Como você vê o intercâmbio literário entre Brasil e Alemanha após 2013?

Da mesma maneira que a literatura brasileira ainda é pouco difundida no exterior, a própria literatura alemã também é pouco conhecida no Brasil. Diante desta lacuna, o Goethe-Institut tem um papel fundamental na concessão de bolsas de tradução. Há um interesse grande pela Alemanha aqui. Um país que vivenciou grandes transformações nas últimas décadas, como sua reunificação, a Segunda Guerra Mundial e o período do pós-guerra. Na Record, publicamos um livro com muito sucesso, “O Leitor”. A fase atual da Alemanha e as perguntas que surgem na Europa são muito interessantes.

Bienal do Livro do Rio

E no outro sentido? Há interesse em levar a literatura brasileira para a Alemanha?

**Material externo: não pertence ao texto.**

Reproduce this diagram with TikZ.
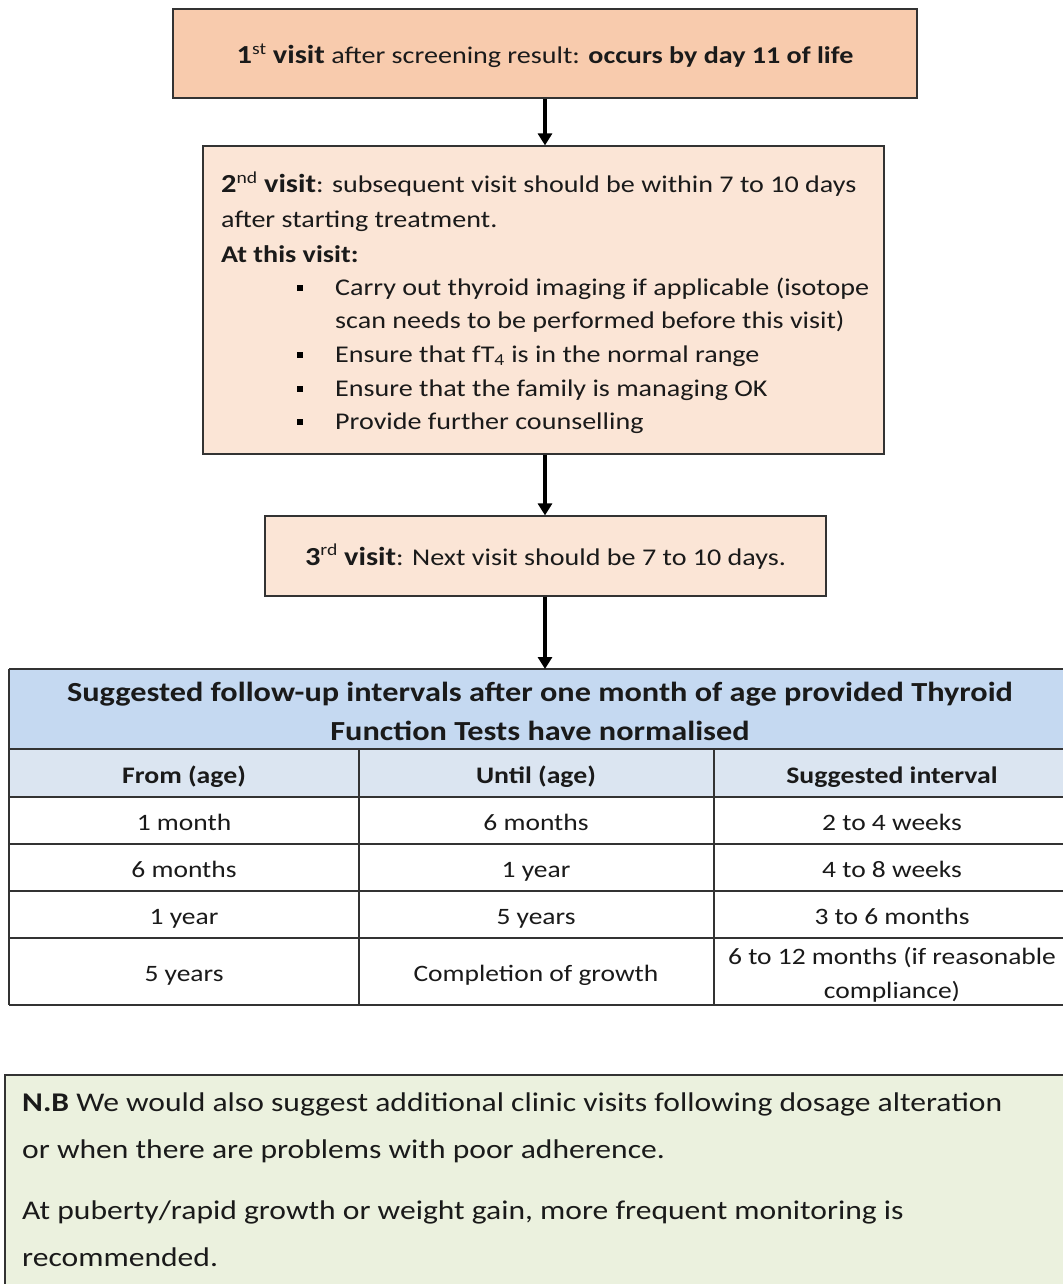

Certamente. Temos muitos livros que buscam um espaço no mercado europeu, especialmente diante dos índices de livros lidos anualmente por pessoa na Alemanha, que nos despertam inveja. O Brasil ainda tem um grande mercado a ser conquistado, em hábito de leitura, enquanto a Alemanha já chegou a outro patamar. O que está descrito nos livros, inclusive, faz com que as pessoas tenham vontade de visitar o país.

Isso até me faz lembrar de uma história. O Rio Grande do Sul decidiu homenagear a Lya Luft,certa vez, dando seu nome à biblioteca de um presídio feminino. Ela foi à inauguração, questionando-se o que dizer às presas. Lá, seu discurso apontou a literatura como uma liberdade. Lendo, a pessoa, mesmo dentro de um presídio, é capaz de viajar o mundo. 

Como a parceria entre o Goethe-Institut Rio de Janeiro e a Editora Record pode contribui para ampliar ainda mais o intercâmbio entre os dois países?

Essa parceria possibilita trocas entre autores e editores dos dois países, como aconteceu em 2013, no ano em que a Feira do Livro de Frankfurt homenageou o Brasil. Os profissionais das duas nacionalidades têm a oportunidade não apenas de visitar os eventos, mas também as editoras nos países e, assim, criar uma rede de informação e intercâmbio. Nos próximos 60 anos, a informação será cada vez mais fundamental. Quem tem informação estará no caminho certo. Estamos imersos em uma quantidade enorme de informação. O grande desafio é separar o que é e que não é importante. Exergo os esforços para ampliar o alcance da cultura como sendo uma função fundamental para o Goethe-Institut continuar a exercer.

Qual é o papel do livro no mundo da informação?

A tendência no futuro, pensando os próximos 60 anos, é de se trabalhar menos horas. E como as pessoas vão ocupar esse tempo que se tornará ocioso? Certamente, terão mais tempo para a leitura. O livro tem como vantagem a possibilidade de ser lido em praticamente qualquer lugar, a qualquer hora. Na fila, em um transporte público, em qualquer lugar, o livro é sempre uma boa companhia.